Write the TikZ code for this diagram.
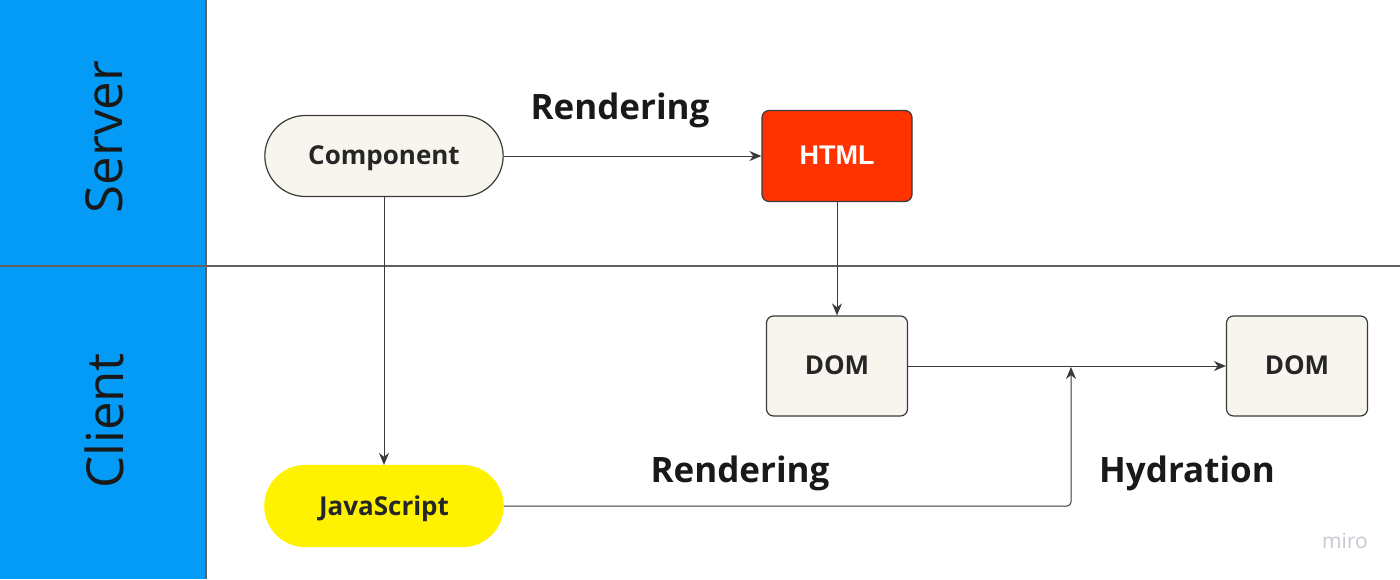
\documentclass[tikz,border=0pt]{standalone}
\usepackage{fontspec}
\setmainfont{Open Sans}
\newfontfamily\arialfont{Liberation Sans}
\usetikzlibrary{arrows.meta,shapes.misc}
\definecolor{laneblue}{HTML}{039BF5}
\definecolor{cream}{HTML}{F8F5EF}
\definecolor{htmlred}{HTML}{FF3300}
\definecolor{jsyellow}{HTML}{FFF200}
\definecolor{edge}{HTML}{3A3A3A}
\definecolor{txt}{HTML}{262626}
\definecolor{mirogray}{HTML}{C5C9D3}
\begin{document}
\begin{tikzpicture}[x=1pt,y=-1pt,
  stadium/.style={rounded rectangle, draw=edge, line width=1.2pt, minimum width=245pt, minimum height=81pt, text depth=1pt, font=\bfseries\fontsize{26}{30}\selectfont, text=txt},
  boxnode/.style={rectangle, rounded corners=7pt, draw=edge, line width=1.2pt, text depth=1pt, font=\bfseries\fontsize{26}{30}\selectfont, text=txt},
  conn/.style={draw=edge, line width=1pt, -{Stealth[length=12pt,width=10pt]}},
  lbl/.style={font=\bfseries\fontsize{35}{40}\selectfont, text=black!90},
  lane/.style={font=\fontsize{51}{56}\selectfont, text=black!90, rotate=90}]
\useasboundingbox (0,0) rectangle (1400,579);
\fill[white] (0,0) rectangle (1400,579);
\fill[laneblue] (0,0) rectangle (206,579);
\draw[edge!80, line width=1.5pt] (206,0) -- (206,579);
\draw[edge!80, line width=1.5pt] (0,266) -- (1400,266);
\node[lane] (server) at (104,137) {Server};
\node[lane] (client) at (104,421) {Client};
\node[stadium, fill=cream] (comp) at (384,156) {Component};
\node[boxnode, fill=htmlred, draw=edge, minimum width=150pt, minimum height=91pt, text=white, font=\arialfont\bfseries\fontsize{27}{30}\selectfont] (html) at (837,156) {HTML};
\node[boxnode, fill=cream, minimum width=141pt, minimum height=100pt] (dom1) at (837,366) {DOM};
\node[boxnode, fill=cream, minimum width=141pt, minimum height=100pt] (dom2) at (1297,366) {DOM};
\node[stadium, fill=jsyellow, draw=jsyellow] (js) at (384,506) {JavaScript};
\coordinate (hyd) at (1071,367);
\draw[conn] (comp.east) -- (html.west);
\draw[conn] (comp.south) -- (js.north);
\draw[conn] (html.south) -- (dom1.north);
\draw[conn] (dom1.east) -- (dom2.west);
\draw[conn, rounded corners=4pt] (js.east) -- (js.east -| hyd) -- (hyd);
\node[lbl] (r1) at (620,110) {Rendering};
\node[lbl] (r2) at (740,473) {Rendering};
\node[lbl] (h) at (1187,473) {Hydration};
\node[font=\fontsize{21}{24}\selectfont, text=mirogray] (miro) at (1345,541) {miro};
\end{tikzpicture}
\end{document}
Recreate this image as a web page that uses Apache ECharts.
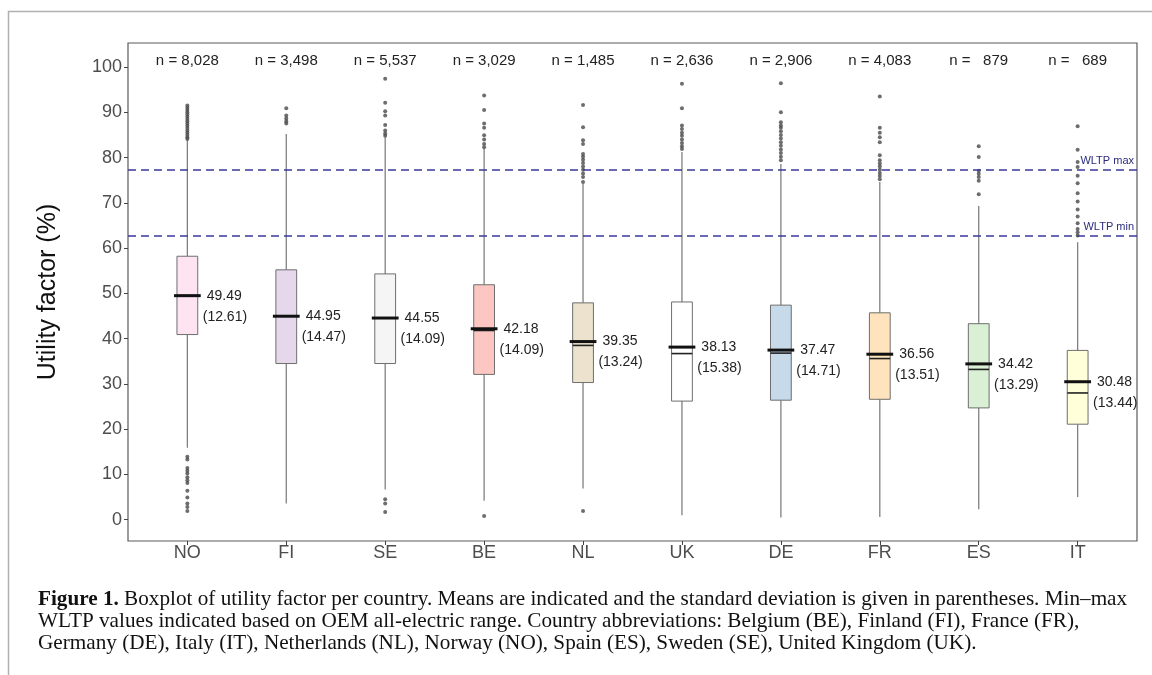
<!DOCTYPE html>
<html>
<head>
<meta charset="utf-8">
<title>Utility factor per country</title>
<script src="https://cdn.jsdelivr.net/npm/echarts@6/dist/echarts.min.js"></script>
<style>
    html, body { margin: 0; padding: 0; background: #fff; }
    #chart { width: 1152px; height: 675px; }
</style>
</head>
<body>
<div id="chart"></div>
<script>
// 国家与样本量
const countries = ['NO', 'FI', 'SE', 'BE', 'NL', 'UK', 'DE', 'FR', 'ES', 'IT']
const counts = ['8,028', '3,498', '5,537', '3,029', '1,485', '2,636', '2,906', '4,083', '  879', '  689']

// 箱线图数值 (%)
const whiskerLow = [15.9, 3.6, 6.7, 4.2, 6.9, 1.0, 0.5, 0.6, 2.3, 5.0]
const q1 = [40.9, 34.5, 34.5, 32.1, 30.3, 26.2, 26.4, 26.6, 24.7, 21.1]
const median = [49.5, 45.0, 44.6, 41.8, 38.5, 36.7, 36.8, 35.6, 33.2, 28.0]
const q3 = [58.2, 55.2, 54.3, 51.9, 47.9, 48.1, 47.4, 45.7, 43.3, 37.4]
const whiskerHigh = [83.8, 85.2, 84.5, 81.9, 74.2, 81.2, 78.6, 74.6, 69.3, 61.3]
const means = [49.49, 44.95, 44.55, 42.18, 39.35, 38.13, 37.47, 36.56, 34.42, 30.48]
const sds = [12.61, 14.47, 14.09, 14.09, 13.24, 15.38, 14.71, 13.51, 13.29, 13.44]

// 离群点
const outliers = [
    [84.1, 84.5, 85.0, 85.5, 86.0, 86.5, 87.0, 87.5, 88.0, 88.5, 89.0, 89.5, 90.0, 90.5, 91.0, 91.5,
     13.9, 13.3, 11.4, 10.8, 10.2, 9.4, 8.7, 8.1, 6.4, 4.9, 3.6, 2.8, 1.9],
    [87.5, 88.0, 88.6, 89.3, 90.9],
    [84.8, 85.3, 86.0, 87.2, 89.3, 90.2, 92.1, 97.4, 4.5, 3.6, 1.7],
    [82.3, 83.0, 84.0, 84.9, 86.6, 87.5, 90.5, 93.7, 0.8],
    [74.6, 75.7, 76.5, 77.3, 78.0, 78.8, 79.5, 80.2, 80.8, 83.0, 83.8, 86.7, 91.6, 1.9],
    [81.9, 82.5, 83.2, 84.0, 84.8, 85.5, 86.3, 87.1, 90.9, 96.3],
    [79.4, 80.2, 81.0, 81.8, 82.6, 83.4, 84.2, 85.0, 85.8, 86.6, 87.1, 87.8, 90.0, 96.4],
    [75.2, 75.9, 76.6, 77.3, 78.0, 78.7, 79.4, 80.5, 83.4, 84.5, 85.5, 86.6, 93.5],
    [71.9, 74.9, 75.7, 76.4, 77.1, 80.1, 82.5],
    [62.8, 63.5, 64.2, 65.5, 67.0, 68.5, 70.3, 72.1, 74.3, 76.0, 77.9, 79.0, 81.7, 86.9]
]

// WLTP 参考线
const wltpNames = ['WLTP max', 'WLTP min']
const wltpValues = [77.3, 62.8]

// 刻度
const yTicks = [0, 10, 20, 30, 40, 50, 60, 70, 80, 90, 100]

// 样式
const boxColors = ['#FDDAEC', '#DECBE4', '#F2F2F2', '#FBB4AE', '#E5D8BD', '#FFFFFF', '#B3CDE3', '#FED9A6', '#CCEBC5', '#FFFFCC']
const font = 'Liberation Sans'
const nLabelY = 101.4

const boxData = countries.map((c, i) => [i, whiskerLow[i], q1[i], median[i], q3[i], whiskerHigh[i], means[i], sds[i]])

const outlierData = []
outliers.forEach((list, i) => {
    list.forEach(v => outlierData.push([i, v]))
})

// 画箱体、均值线和文字
function renderBox(params, api) {
    const i = api.value(0)
    const cx = api.coord([i, 0])[0]
    const half = api.size([0.21, 0])[0] / 2
    const y = k => api.coord([i, api.value(k)])[1]
    const yLo = y(1), yQ1 = y(2), yMed = y(3), yQ3 = y(4), yHi = y(5), yMean = y(6)
    const nY = api.coord([i, nLabelY])[1]
    const whisker = { stroke: '#808080', lineWidth: 1.3 }
    return {
        type: 'group',
        children: [
            { type: 'line', shape: { x1: cx, y1: yHi, x2: cx, y2: yQ3 }, style: whisker },
            { type: 'line', shape: { x1: cx, y1: yQ1, x2: cx, y2: yLo }, style: whisker },
            {
                type: 'rect',
                shape: { x: cx - half, y: yQ3, width: half * 2, height: yQ1 - yQ3 },
                style: { fill: boxColors[i], fillOpacity: 0.75, stroke: '#6e6e6e', lineWidth: 1 }
            },
            { type: 'line', shape: { x1: cx - half, y1: yMed, x2: cx + half, y2: yMed }, style: { stroke: '#222', lineWidth: 1.6 } },
            { type: 'line', shape: { x1: cx - half - 3, y1: yMean, x2: cx + half + 3, y2: yMean }, style: { stroke: '#111', lineWidth: 3 } },
            {
                type: 'text',
                style: { x: cx + half + 9, y: yMean, text: api.value(6).toFixed(2), fill: '#222', font: '14px ' + font, verticalAlign: 'middle', align: 'left' }
            },
            {
                type: 'text',
                style: { x: cx + half + 5, y: yMean + 21, text: '(' + api.value(7).toFixed(2) + ')', fill: '#222', font: '14px ' + font, verticalAlign: 'middle', align: 'left' }
            },
            {
                type: 'text',
                style: { x: cx, y: nY, text: 'n = ' + counts[i], fill: '#222', font: '15px ' + font, verticalAlign: 'middle', align: 'center' }
            }
        ]
    }
}

const chart = echarts.init(document.getElementById('chart'))

const option = {
    animation: false,
    backgroundColor: '#fff',
    title: {
        left: 33,
        top: 584,
        text: '{b|Figure 1.} Boxplot of utility factor per country. Means are indicated and the standard deviation is given in parentheses. Min–max\n' +
            'WLTP values indicated based on OEM all-electric range. Country abbreviations: Belgium (BE), Finland (FI), France (FR),\n' +
            'Germany (DE), Italy (IT), Netherlands (NL), Norway (NO), Spain (ES), Sweden (SE), United Kingdom (UK).',
        textStyle: {
            fontFamily: 'Liberation Serif',
            fontSize: 21.2,
            fontWeight: 'normal',
            color: '#111',
            lineHeight: 21.7,
            rich: {
                b: { fontFamily: 'Liberation Serif', fontSize: 21.2, fontWeight: 'bold', color: '#111', lineHeight: 21.7 }
            }
        }
    },
    graphic: [
        {
            type: 'polyline',
            shape: { points: [[8.5, 675], [8.5, 11.5], [1152, 11.5]] },
            style: { stroke: '#b0b0b0', lineWidth: 1.5, fill: null },
            silent: true
        }
    ],
    grid: {
        left: 128,
        right: 15,
        top: 43,
        bottom: 134,
        show: true,
        borderColor: '#5a5a5a',
        borderWidth: 1.2,
        backgroundColor: 'transparent'
    },
    xAxis: {
        type: 'value',
        min: -0.6,
        max: 9.6,
        axisLine: { show: false, onZero: false },
        splitLine: { show: false },
        axisTick: { show: true, length: 4, customValues: countries.map((c, i) => i), lineStyle: { color: '#444' } },
        axisLabel: {
            customValues: countries.map((c, i) => i),
            formatter: v => countries[Math.round(v)],
            fontFamily: font,
            fontSize: 18,
            color: '#4d4d4d',
            margin: 3
        }
    },
    yAxis: {
        type: 'value',
        min: -4.7,
        max: 105.3,
        name: 'Utility factor (%)',
        nameLocation: 'middle',
        nameGap: 67,
        nameTextStyle: { fontFamily: font, fontSize: 25, color: '#111' },
        axisLine: { show: false, onZero: false },
        splitLine: { show: false },
        axisTick: { show: true, length: 4, customValues: yTicks, lineStyle: { color: '#444' } },
        axisLabel: {
            customValues: yTicks,
            fontFamily: font,
            fontSize: 18,
            color: '#4d4d4d',
            margin: 6
        }
    },
    series: [
        {
            type: 'custom',
            name: 'box',
            data: boxData,
            encode: { x: 0, y: [1, 5] },
            renderItem: renderBox,
            clip: false,
            z: 2
        },
        {
            type: 'scatter',
            name: 'outliers',
            data: outlierData,
            symbolSize: 4,
            itemStyle: { color: '#484848' },
            z: 4,
            markLine: {
                silent: true,
                symbol: 'none',
                lineStyle: { color: '#3a3a9a', type: [8, 5], width: 1.5 },
                label: {
                    show: true,
                    position: 'insideEndTop',
                    formatter: '{b}',
                    color: '#2b2b80',
                    fontFamily: font,
                    fontSize: 11,
                    distance: 3
                },
                data: wltpValues.map((v, i) => ({ name: wltpNames[i], yAxis: v }))
            }
        }
    ]
}

chart.setOption(option)

window.addEventListener('resize', () => {
    chart.resize()
})
</script>
</body>
</html>
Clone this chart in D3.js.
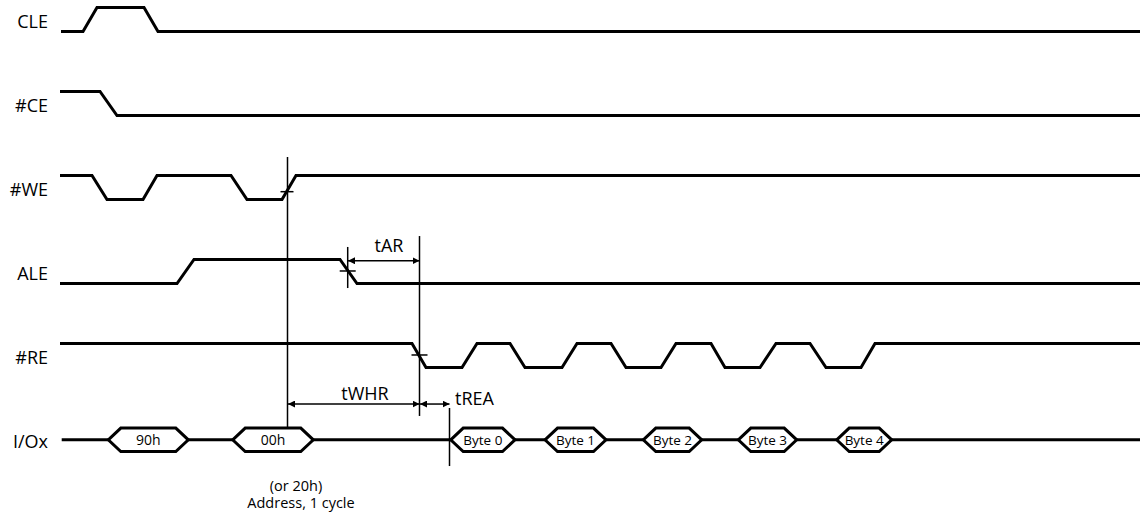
<!DOCTYPE html>
<html lang="en">
<head>
  <meta charset="UTF-8">
  <title>NAND Read ID timing</title>
  <script src="https://d3js.org/d3.v7.min.js"></script>
  <style>
    body { margin: 0; padding: 0; background: #fff; }
    svg { display: block; font-family: "Open Sans", sans-serif; }
    .wave { fill: none; stroke: #000; stroke-width: 3; stroke-linejoin: miter; }
    .bus { fill: #fff; stroke: #000; stroke-width: 3; }
    .mark { stroke: #000; stroke-width: 1.5; }
  </style>
</head>
<body>
<div id="chart"></div>
<script>
  // signal rows, top to bottom
  const signalNames = ["CLE", "#CE", "#WE", "ALE", "#RE", "I/Ox"];

  // waveforms as [time, level] pairs (level 1 = high)
  const cleWave = [[1,0],[23,0],[37,1],[84,1],[98,0],[1080,0]];
  const ceWave  = [[0,1],[40,1],[57,0],[1080,0]];
  const weWave  = [[0,1],[32,1],[47,0],[83,0],[97,1],[171,1],[187,0],[222,0],[236,1],[1080,1]];
  const aleWave = [[0,0],[117,0],[134,1],[280,1],[297,0],[1080,0]];
  const reWave  = [[0,1],[352,1],[366,0],[402,0],[417,1],[450,1],[465,0],[502,0],[517,1],
                   [551,1],[566,0],[601,0],[616,1],[651,1],[665,0],[700,0],[716,1],
                   [750,1],[766,0],[801,0],[815,1],[1080,1]];
  const waves = [cleWave, ceWave, weWave, aleWave, reWave];

  // I/O bus: data windows [start, end, label]
  const busStart = 1.7, busEnd = 1080;
  const busWindows = [
    [48.3, 128.3, "90h"],
    [172.7, 253.3, "00h"],
    [390.7, 455, "Byte 0"],
    [485, 546, "Byte 1"],
    [583.3, 641.7, "Byte 2"],
    [678.3, 736.7, "Byte 3"],
    [776.7, 831.7, "Byte 4"]
  ];

  // reference lines: time, top, bottom (in row units)
  const refLines = [
    [227.5, 1.494, 4.708],
    [359.5, 2.435, 4.577],
    [389.5, 4.482, 5.173],
    [287.7, 2.565, 3.054]
  ];
  // crossing ticks: time, row value, half width
  const crossTicks = [[227, 1.907, 6.5], [287.7, 2.851, 8], [359.5, 3.851, 8]];

  // timing arrows: from, to, row value, label, label anchor, label time, label row
  const timingArrows = [
    [288, 359.5, 2.729, "tAR", "middle", 329, 2.625],
    [228, 359.5, 4.435, "tWHR", "middle", 305, 4.387],
    [360, 389.5, 4.435, "tREA", "start", 395, 4.446]
  ];
  const noteLines = ["(or 20h)", "Address, 1 cycle"];

  const W = 1140, H = 519;
  const x = d3.scaleLinear().domain([0, 1080]).range([60, 1140]);
  // row r low level sits at y(r); high level 24px above
  const y = d3.scaleLinear().domain([0, 5]).range([31.5, 451.5]);
  const amp = 24;

  const svg = d3.select("#chart").append("svg")
    .attr("width", W).attr("height", H);

  // labels
  svg.append("g").selectAll("text")
    .data(signalNames).enter().append("text")
      .attr("x", 48)
      .attr("y", (d, i) => y(i) - 3.5)
      .attr("text-anchor", "end")
      .style("font-size", "18px")
      .text(d => d);

  // waveforms
  const line = d3.line();
  svg.append("g").selectAll("path")
    .data(waves).enter().append("path")
      .attr("class", "wave")
      .attr("d", (w, i) => line(w.map(p => [x(p[0]), y(i) - p[1] * amp])));

  // bus line + hexagons
  const busY = y(5) - 11.7, half = 11.7, slant = 12.5;
  svg.append("line").attr("class", "wave")
    .attr("x1", x(busStart)).attr("x2", x(busEnd))
    .attr("y1", busY).attr("y2", busY);

  const hex = svg.append("g").selectAll("g")
    .data(busWindows).enter().append("g");
  hex.append("path")
    .attr("class", "bus")
    .attr("d", d => {
      const a = x(d[0]), b = x(d[1]);
      return `M${a},${busY}L${a + slant},${busY - half}L${b - slant},${busY - half}` +
             `L${b},${busY}L${b - slant},${busY + half}L${a + slant},${busY + half}Z`;
    });
  hex.append("text")
    .attr("x", d => (x(d[0]) + x(d[1])) / 2)
    .attr("y", busY + 5)
    .attr("text-anchor", "middle")
    .style("font-size", d => d[2].startsWith("Byte") ? "13.5px" : "14px")
    .text(d => d[2]);

  // reference lines
  svg.append("g").selectAll("line")
    .data(refLines).enter().append("line")
      .attr("class", "mark")
      .attr("x1", d => x(d[0])).attr("x2", d => x(d[0]))
      .attr("y1", d => y(d[1])).attr("y2", d => y(d[2]));

  svg.append("g").selectAll("line")
    .data(crossTicks).enter().append("line")
      .attr("class", "mark")
      .attr("x1", d => x(d[0]) - d[2]).attr("x2", d => x(d[0]) + d[2])
      .attr("y1", d => y(d[1])).attr("y2", d => y(d[1]));

  // arrowheads
  const defs = svg.append("defs");
  defs.append("marker")
    .attr("id", "arr").attr("viewBox", "0 0 10 10")
    .attr("refX", 10).attr("refY", 5)
    .attr("markerWidth", 7).attr("markerHeight", 7)
    .attr("markerUnits", "userSpaceOnUse")
    .attr("orient", "auto-start-reverse")
    .append("path").attr("d", "M0,0L10,5L0,10Z").attr("fill", "#000");

  const arr = svg.append("g").selectAll("g")
    .data(timingArrows).enter().append("g");
  arr.append("line")
    .attr("class", "mark")
    .attr("x1", d => x(d[0])).attr("x2", d => x(d[1]))
    .attr("y1", d => y(d[2])).attr("y2", d => y(d[2]))
    .attr("marker-start", "url(#arr)")
    .attr("marker-end", "url(#arr)");
  arr.append("text")
    .attr("x", d => x(d[5]))
    .attr("y", d => y(d[6]))
    .attr("text-anchor", d => d[4])
    .style("font-size", "18px")
    .text(d => d[3]);

  // note under 00h
  svg.append("g").selectAll("text")
    .data(noteLines).enter().append("text")
      .attr("x", (d, i) => i === 0 ? 296 : 301)
      .attr("y", (d, i) => 491 + i * 17)
      .attr("text-anchor", "middle")
      .style("font-size", "14.5px")
      .text(d => d);
</script>
</body>
</html>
--- --- ---
▶ **GIVEN EXERCISE**: Within the entries above, give again exactly the lines starting at the one that contains "Clone this chart in D3.js." and ending at the one that contains "[359.5, 3.851, 8]];", leaving out the pictures.

▶ **FINAL ANSWER**:
Clone this chart in D3.js.
<!DOCTYPE html>
<html lang="en">
<head>
  <meta charset="UTF-8">
  <title>NAND Read ID timing</title>
  <script src="https://d3js.org/d3.v7.min.js"></script>
  <style>
    body { margin: 0; padding: 0; background: #fff; }
    svg { display: block; font-family: "Open Sans", sans-serif; }
    .wave { fill: none; stroke: #000; stroke-width: 3; stroke-linejoin: miter; }
    .bus { fill: #fff; stroke: #000; stroke-width: 3; }
    .mark { stroke: #000; stroke-width: 1.5; }
  </style>
</head>
<body>
<div id="chart"></div>
<script>
  // signal rows, top to bottom
  const signalNames = ["CLE", "#CE", "#WE", "ALE", "#RE", "I/Ox"];

  // waveforms as [time, level] pairs (level 1 = high)
  const cleWave = [[1,0],[23,0],[37,1],[84,1],[98,0],[1080,0]];
  const ceWave  = [[0,1],[40,1],[57,0],[1080,0]];
  const weWave  = [[0,1],[32,1],[47,0],[83,0],[97,1],[171,1],[187,0],[222,0],[236,1],[1080,1]];
  const aleWave = [[0,0],[117,0],[134,1],[280,1],[297,0],[1080,0]];
  const reWave  = [[0,1],[352,1],[366,0],[402,0],[417,1],[450,1],[465,0],[502,0],[517,1],
                   [551,1],[566,0],[601,0],[616,1],[651,1],[665,0],[700,0],[716,1],
                   [750,1],[766,0],[801,0],[815,1],[1080,1]];
  const waves = [cleWave, ceWave, weWave, aleWave, reWave];

  // I/O bus: data windows [start, end, label]
  const busStart = 1.7, busEnd = 1080;
  const busWindows = [
    [48.3, 128.3, "90h"],
    [172.7, 253.3, "00h"],
    [390.7, 455, "Byte 0"],
    [485, 546, "Byte 1"],
    [583.3, 641.7, "Byte 2"],
    [678.3, 736.7, "Byte 3"],
    [776.7, 831.7, "Byte 4"]
  ];

  // reference lines: time, top, bottom (in row units)
  const refLines = [
    [227.5, 1.494, 4.708],
    [359.5, 2.435, 4.577],
    [389.5, 4.482, 5.173],
    [287.7, 2.565, 3.054]
  ];
  // crossing ticks: time, row value, half width
  const crossTicks = [[227, 1.907, 6.5], [287.7, 2.851, 8], [359.5, 3.851, 8]];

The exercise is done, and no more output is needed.